The latest numbers show that US auto sales rose a little in October, with growth slowed from higher interest rates and higher vehicle prices. But this growth may come to an end soon, as Ford Motor Co warns that consumer confidence is weaker, which could mean sales volumes will remain only moderate through the rest of the year.
Indeed, the #2 US automaker reported this week, a 5 percent decline in pickup truck sales. Overall sales, however, also fell—3.9 percent—hitting 192,616 units in the month of October due to lower demand for passenger cars. Ford said that it seems consumers are still mostly confident about national economic conditions, though that confidence did slip a little in September. According to data from the University of Michigan’s consumer sentiment index, payments have increased to nearly matching the rise in interest rates.
Ford also added that the index indicates that those who believe September is a good time to buy a car fell 8 points—to 59 percent—over concerns of higher vehicle prices and higher interest rates. Surely that makes sense since Ford’s transaction prices rose $1,400 in October from the same time last year; which is notably higher than the $330 rise across the industry as a whole.
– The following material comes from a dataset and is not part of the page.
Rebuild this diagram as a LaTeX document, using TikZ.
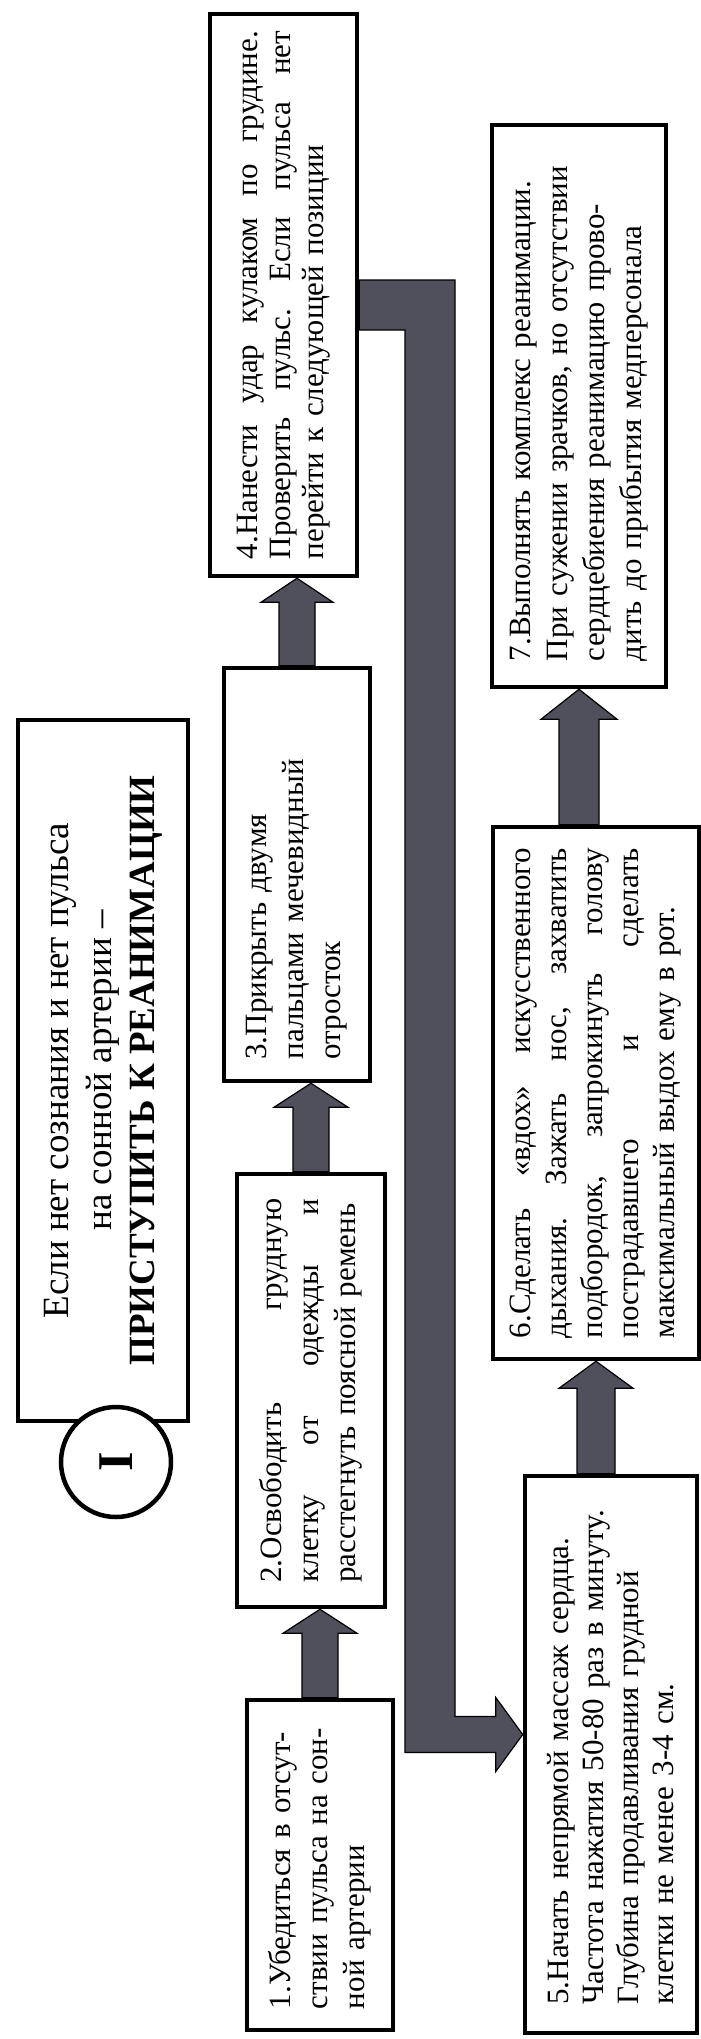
\documentclass[tikz,border=0pt]{standalone}
\usepackage{fontspec}
\setmainfont{Liberation Serif}
\usetikzlibrary{calc}
\pgfdeclarelayer{bg}
\pgfsetlayers{bg,main}
\definecolor{arrowgray}{RGB}{80,80,92}
\newcommand\jl[2]{{\spaceskip=0pt\xspaceskip=0pt\makebox[#1][s]{#2}}}
% #1 start, #2 tip, #3 shaft half width, #4 head half width, #5 head length
\newcommand\blkarrow[5]{%
  \filldraw[blockarrow] ($(#1)+(-#3,0)$) -- ($(#2)+(-#3,#5)$) -- ($(#2)+(-#4,#5)$) -- (#2)
    -- ($(#2)+(#4,#5)$) -- ($(#2)+(#3,#5)$) -- ($(#1)+(#3,0)$) -- cycle;}
\begin{document}
\begin{tikzpicture}[x=1pt,y=-1pt,
  box/.style={draw=black, line width=4.5pt, fill=white, rotate=90, inner sep=0pt,
    align=left, font=\fontsize{31}{37}\selectfont\frenchspacing},
  blockarrow/.style={fill=arrowgray, draw=black, line width=1.2pt, line join=miter}]
\useasboundingbox (0,0) rectangle (701,2039);
\begin{pgfonlayer}{bg}
\fill[white] (0,0) rectangle (701,2039);
\end{pgfonlayer}

% header and circle
\node[box, align=center, minimum width=701pt, minimum height=170pt,
  font=\fontsize{37}{43}\selectfont] (hdr) at (103,1070.5)
  {Если нет сознания и нет пульса\\на сонной артерии –\\\textbf{ПРИСТУПИТЬ К РЕАНИМАЦИИ}};
\node[draw=black, circle, line width=4.5pt, fill=white, minimum size=110pt, inner sep=0pt,
  rotate=90, font=\fontsize{50}{50}\selectfont\bfseries] (c1) at (116,1462) {I};

% first row of steps
\node[box, minimum width=330pt, minimum height=146pt, text width=288pt] (b1) at (320,1865)
  {\mbox{1.Убедиться в отсут-}\\\mbox{ствии пульса на сон-}\\\mbox{ной артерии}};
\node[box, minimum width=433pt, minimum height=148pt, text width=384pt] (b2) at (311,1390.5)
  {\jl{384pt}{2.Освободить грудную}\\\jl{384pt}{клетку от одежды и}\\\mbox{расстегнуть поясной ремень}};
\node[box, minimum width=413pt, minimum height=146pt, text width=370pt] (b3) at (297,874.5)
  {\mbox{3.Прикрыть двумя}\\\mbox{пальцами мечевидный}\\\mbox{отросток}};
\node[box, minimum width=562pt, minimum height=147pt, text width=528pt,
  font=\fontsize{31}{33}\selectfont\frenchspacing] (b4) at (283.5,295)
  {\jl{528pt}{4.Нанести удар кулаком по грудине.}\\\jl{528pt}{Проверить пульс. Если пульса нет}\\\mbox{перейти к следующей позиции}};

% second row of steps
\node[box, minimum width=557pt, minimum height=172pt, text width=500pt,
  font=\fontsize{31}{35}\selectfont\frenchspacing] (b5) at (611,1754.5)
  {\mbox{5.Начать непрямой массаж сердца.}\\\mbox{Частота нажатия 50-80 раз в минуту.}\\\mbox{Глубина продавливания грудной}\\\mbox{клетки не менее 3-4 см.}};
\node[box, minimum width=532pt, minimum height=206pt, text width=490pt,
  font=\fontsize{31}{36}\selectfont\frenchspacing] (b6) at (596,1093)
  {\jl{490pt}{6.Сделать «вдох» искусственного}\\\jl{490pt}{дыхания. Зажать нос, захватить}\\\jl{490pt}{подбородок, запрокинуть голову}\\\jl{490pt}{пострадавшего и сделать}\\\mbox{максимальный выдох ему в рот.}};
\node[box, minimum width=562pt, minimum height=174pt, text width=510pt] (b7) at (579,406)
  {\mbox{7.Выполнять комплекс реанимации.}\\\mbox{При сужении зрачков, но отсутствии}\\\mbox{сердцебиения реанимацию прово-}\\\mbox{дить до прибытия медперсонала}};

% connectors
\begin{pgfonlayer}{bg}
\coordinate (a12) at (b1.east |- b2.west);
\coordinate (a23) at (b2.east |- b3.west);
\coordinate (a34) at (b3.east |- b4.west);
\coordinate (s56) at (b6.west |- b5.east);
\coordinate (s67) at (b7.west |- b6.east);
\blkarrow{b1.east}{a12}{18}{37}{24}
\blkarrow{b2.east}{a23}{18}{37}{24}
\blkarrow{b3.east}{a34}{18}{36}{24}
\blkarrow{s56}{b6.west}{19}{37}{27}
\blkarrow{s67}{b7.west}{20}{38}{30}
% long connector from step 4 to step 5
\coordinate (c4) at ($(b4.south)+(0,-15)$);
\coordinate (c5) at ($(b5.north)+(0,-20)$);
\coordinate (barL) at (405,0);
\coordinate (barR) at (455,0);
\filldraw[blockarrow] (c4) -- (c4 -| barR) -- ($(c5 -| barR)+(0,-18)$) -- ($(c5)+(-27,-18)$)
  -- ($(c5)+(-27,-37)$) -- (c5) -- ($(c5)+(-27,37)$) -- ($(c5)+(-27,18)$)
  -- ($(c5 -| barL)+(0,18)$) -- ($(c4 -| barL)+(0,50)$) -- ($(c4)+(0,50)$) -- cycle;
\end{pgfonlayer}
\end{tikzpicture}
\end{document}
Ford also comments that gross stock grew from 79 days last year to 87 days with dealers anticipating higher vehicle demand in the final two months of the year. As a reference, the auto industry holds that 60 to 65 inventory days is a healthy market.
On the other hand, General Motors had a solid third quarter and stock was up as much as 8.5 percent in early trading on Wednesday. The boost came largely after the car company announced a 25 percent increase to third-quarter operating profit. Third-quarter earnings per share reached $1.75, which is notably better than the $2.03 per share net loss in Q3 of last year. If you recall, the company took a $2.3 billion charge because of its Opel/Vauxhall sale. Thus, GM shows an adjusted Q3 EBIT of 25 percent growth, to $3.15 billion, which is also much higher than the $2.52 billion from last year.
Overall, though, car sales in the US fell about 2 percent last year, form an industry record of 17.55 million units (in 2016). The numbers are expected to continue dropping, of course, with higher interest rates discouraging consumers; and more late-model used cars are returning to dealer lots, as well.